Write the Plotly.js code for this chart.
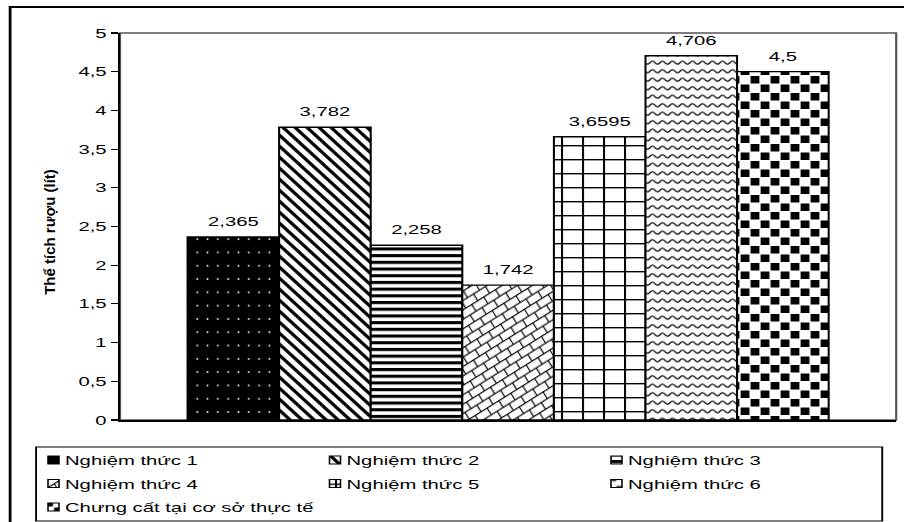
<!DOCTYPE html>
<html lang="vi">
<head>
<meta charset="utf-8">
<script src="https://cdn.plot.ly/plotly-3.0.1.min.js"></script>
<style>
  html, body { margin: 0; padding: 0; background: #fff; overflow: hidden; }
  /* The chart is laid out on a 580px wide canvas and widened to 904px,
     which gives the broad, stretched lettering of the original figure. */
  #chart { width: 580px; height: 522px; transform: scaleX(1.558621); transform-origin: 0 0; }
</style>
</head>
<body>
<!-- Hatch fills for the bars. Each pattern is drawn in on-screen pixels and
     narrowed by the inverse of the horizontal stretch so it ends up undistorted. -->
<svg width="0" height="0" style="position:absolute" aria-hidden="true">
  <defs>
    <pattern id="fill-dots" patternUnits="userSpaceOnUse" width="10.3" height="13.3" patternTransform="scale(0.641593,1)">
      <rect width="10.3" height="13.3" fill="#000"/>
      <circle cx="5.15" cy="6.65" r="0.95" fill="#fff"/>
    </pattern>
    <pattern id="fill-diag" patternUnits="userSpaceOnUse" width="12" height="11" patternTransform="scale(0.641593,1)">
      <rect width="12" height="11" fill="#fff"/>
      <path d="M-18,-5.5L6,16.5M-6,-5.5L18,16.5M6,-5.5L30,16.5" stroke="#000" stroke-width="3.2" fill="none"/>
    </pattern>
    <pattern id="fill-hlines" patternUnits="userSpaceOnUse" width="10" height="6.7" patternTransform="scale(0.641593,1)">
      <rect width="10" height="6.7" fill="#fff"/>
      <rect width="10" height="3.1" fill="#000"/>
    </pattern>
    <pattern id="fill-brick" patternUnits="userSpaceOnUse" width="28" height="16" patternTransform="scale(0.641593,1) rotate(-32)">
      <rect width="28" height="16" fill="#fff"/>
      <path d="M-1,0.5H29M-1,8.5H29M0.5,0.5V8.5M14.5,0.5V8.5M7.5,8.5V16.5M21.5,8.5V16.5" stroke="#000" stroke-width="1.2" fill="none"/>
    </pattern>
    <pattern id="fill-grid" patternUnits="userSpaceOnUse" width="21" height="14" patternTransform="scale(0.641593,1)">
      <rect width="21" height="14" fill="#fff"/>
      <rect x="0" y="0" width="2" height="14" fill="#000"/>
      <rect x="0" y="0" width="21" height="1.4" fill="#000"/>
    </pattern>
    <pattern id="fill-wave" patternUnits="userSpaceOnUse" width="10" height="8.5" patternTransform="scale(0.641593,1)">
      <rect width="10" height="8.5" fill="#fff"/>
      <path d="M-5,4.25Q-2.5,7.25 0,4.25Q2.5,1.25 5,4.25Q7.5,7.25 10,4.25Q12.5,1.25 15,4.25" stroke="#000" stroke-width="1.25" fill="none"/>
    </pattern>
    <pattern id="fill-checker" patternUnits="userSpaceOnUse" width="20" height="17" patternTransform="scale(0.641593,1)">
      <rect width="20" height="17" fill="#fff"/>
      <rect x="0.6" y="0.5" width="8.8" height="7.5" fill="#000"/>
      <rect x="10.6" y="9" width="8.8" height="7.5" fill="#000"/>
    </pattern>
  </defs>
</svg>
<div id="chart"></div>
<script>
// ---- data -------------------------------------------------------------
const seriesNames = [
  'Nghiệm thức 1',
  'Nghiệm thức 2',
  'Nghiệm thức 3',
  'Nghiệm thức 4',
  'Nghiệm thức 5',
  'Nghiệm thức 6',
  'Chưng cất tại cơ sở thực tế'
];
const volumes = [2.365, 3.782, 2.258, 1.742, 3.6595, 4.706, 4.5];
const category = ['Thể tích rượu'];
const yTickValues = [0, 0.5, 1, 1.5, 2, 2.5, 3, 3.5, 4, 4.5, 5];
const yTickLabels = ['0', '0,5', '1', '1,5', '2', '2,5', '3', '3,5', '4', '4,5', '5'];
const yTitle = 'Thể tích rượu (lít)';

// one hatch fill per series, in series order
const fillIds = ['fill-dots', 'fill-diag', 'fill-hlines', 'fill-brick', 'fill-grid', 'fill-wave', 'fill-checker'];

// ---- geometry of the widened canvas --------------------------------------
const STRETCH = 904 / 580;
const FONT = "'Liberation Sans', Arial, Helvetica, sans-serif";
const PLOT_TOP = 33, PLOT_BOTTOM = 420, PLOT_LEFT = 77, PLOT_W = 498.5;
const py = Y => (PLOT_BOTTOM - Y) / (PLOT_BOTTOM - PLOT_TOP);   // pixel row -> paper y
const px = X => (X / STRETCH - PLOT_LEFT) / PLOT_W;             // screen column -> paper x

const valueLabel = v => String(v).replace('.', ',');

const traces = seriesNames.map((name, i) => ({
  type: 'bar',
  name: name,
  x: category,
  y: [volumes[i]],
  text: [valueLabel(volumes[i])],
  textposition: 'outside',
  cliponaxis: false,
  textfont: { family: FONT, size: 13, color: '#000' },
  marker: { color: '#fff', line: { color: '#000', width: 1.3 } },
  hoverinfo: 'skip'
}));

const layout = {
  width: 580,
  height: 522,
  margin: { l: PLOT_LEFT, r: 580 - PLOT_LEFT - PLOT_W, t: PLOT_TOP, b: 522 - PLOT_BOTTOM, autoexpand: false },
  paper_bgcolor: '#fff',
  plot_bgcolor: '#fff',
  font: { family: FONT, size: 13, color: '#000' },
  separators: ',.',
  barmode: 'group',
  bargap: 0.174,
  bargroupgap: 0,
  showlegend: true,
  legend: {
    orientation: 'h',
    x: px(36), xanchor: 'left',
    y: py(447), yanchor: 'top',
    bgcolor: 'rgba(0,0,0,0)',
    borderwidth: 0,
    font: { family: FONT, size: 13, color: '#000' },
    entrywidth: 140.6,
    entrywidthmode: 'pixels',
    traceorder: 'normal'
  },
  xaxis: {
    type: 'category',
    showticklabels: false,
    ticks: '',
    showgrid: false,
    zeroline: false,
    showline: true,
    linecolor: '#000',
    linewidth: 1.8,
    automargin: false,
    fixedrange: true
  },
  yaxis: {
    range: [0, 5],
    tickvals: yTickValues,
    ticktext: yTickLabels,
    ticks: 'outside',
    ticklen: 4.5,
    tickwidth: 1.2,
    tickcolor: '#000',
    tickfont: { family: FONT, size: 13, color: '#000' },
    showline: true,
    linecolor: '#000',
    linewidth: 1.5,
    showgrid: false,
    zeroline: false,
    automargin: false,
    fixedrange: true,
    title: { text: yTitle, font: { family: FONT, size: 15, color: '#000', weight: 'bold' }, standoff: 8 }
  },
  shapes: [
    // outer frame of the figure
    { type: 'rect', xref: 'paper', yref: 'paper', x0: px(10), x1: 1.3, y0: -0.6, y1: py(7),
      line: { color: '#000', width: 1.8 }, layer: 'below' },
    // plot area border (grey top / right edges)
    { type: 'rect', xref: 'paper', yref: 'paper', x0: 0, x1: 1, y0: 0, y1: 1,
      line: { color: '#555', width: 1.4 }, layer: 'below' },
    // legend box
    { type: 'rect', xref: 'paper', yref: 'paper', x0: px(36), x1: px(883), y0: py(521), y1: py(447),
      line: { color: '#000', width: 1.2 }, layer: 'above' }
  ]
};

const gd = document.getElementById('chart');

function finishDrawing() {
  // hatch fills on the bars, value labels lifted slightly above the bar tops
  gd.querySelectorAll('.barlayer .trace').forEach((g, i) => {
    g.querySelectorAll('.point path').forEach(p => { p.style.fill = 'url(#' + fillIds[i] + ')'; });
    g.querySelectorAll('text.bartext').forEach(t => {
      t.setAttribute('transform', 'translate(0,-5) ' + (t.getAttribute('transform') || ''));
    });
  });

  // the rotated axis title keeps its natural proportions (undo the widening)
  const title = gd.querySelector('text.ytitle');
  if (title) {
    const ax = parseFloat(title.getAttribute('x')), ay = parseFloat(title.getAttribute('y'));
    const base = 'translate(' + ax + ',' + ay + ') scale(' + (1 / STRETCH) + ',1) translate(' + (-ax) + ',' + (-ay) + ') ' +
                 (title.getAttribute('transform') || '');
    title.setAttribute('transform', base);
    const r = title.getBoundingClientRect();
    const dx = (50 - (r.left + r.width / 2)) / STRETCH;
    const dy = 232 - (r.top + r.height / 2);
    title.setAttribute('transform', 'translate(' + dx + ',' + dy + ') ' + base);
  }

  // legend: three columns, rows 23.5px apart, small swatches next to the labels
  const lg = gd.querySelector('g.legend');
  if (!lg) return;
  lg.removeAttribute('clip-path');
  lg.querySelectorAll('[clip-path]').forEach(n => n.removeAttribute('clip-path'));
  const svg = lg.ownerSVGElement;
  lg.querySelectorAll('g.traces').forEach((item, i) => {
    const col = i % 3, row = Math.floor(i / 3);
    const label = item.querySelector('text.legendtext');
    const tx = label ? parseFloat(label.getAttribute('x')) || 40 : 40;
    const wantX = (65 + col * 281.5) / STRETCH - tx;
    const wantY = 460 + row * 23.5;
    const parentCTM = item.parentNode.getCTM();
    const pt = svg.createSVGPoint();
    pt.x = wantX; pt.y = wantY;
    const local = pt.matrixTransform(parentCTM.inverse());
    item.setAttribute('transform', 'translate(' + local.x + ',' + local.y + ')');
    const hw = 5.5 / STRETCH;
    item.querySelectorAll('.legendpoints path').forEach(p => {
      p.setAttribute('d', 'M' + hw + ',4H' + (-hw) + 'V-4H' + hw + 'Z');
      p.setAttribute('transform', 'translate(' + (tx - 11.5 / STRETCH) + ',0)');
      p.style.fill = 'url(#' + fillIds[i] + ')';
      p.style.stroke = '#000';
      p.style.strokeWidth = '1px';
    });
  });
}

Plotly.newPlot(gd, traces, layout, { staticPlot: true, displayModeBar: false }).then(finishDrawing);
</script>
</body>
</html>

────────

What is required |
Copy out all lines that carry the word "chart".

Solved problem |
Write the Plotly.js code for this chart.
  /* The chart is laid out on a 580px wide canvas and widened to 904px,
  #chart { width: 580px; height: 522px; transform: scaleX(1.558621); transform-origin: 0 0; }
<div id="chart"></div>
const gd = document.getElementById('chart');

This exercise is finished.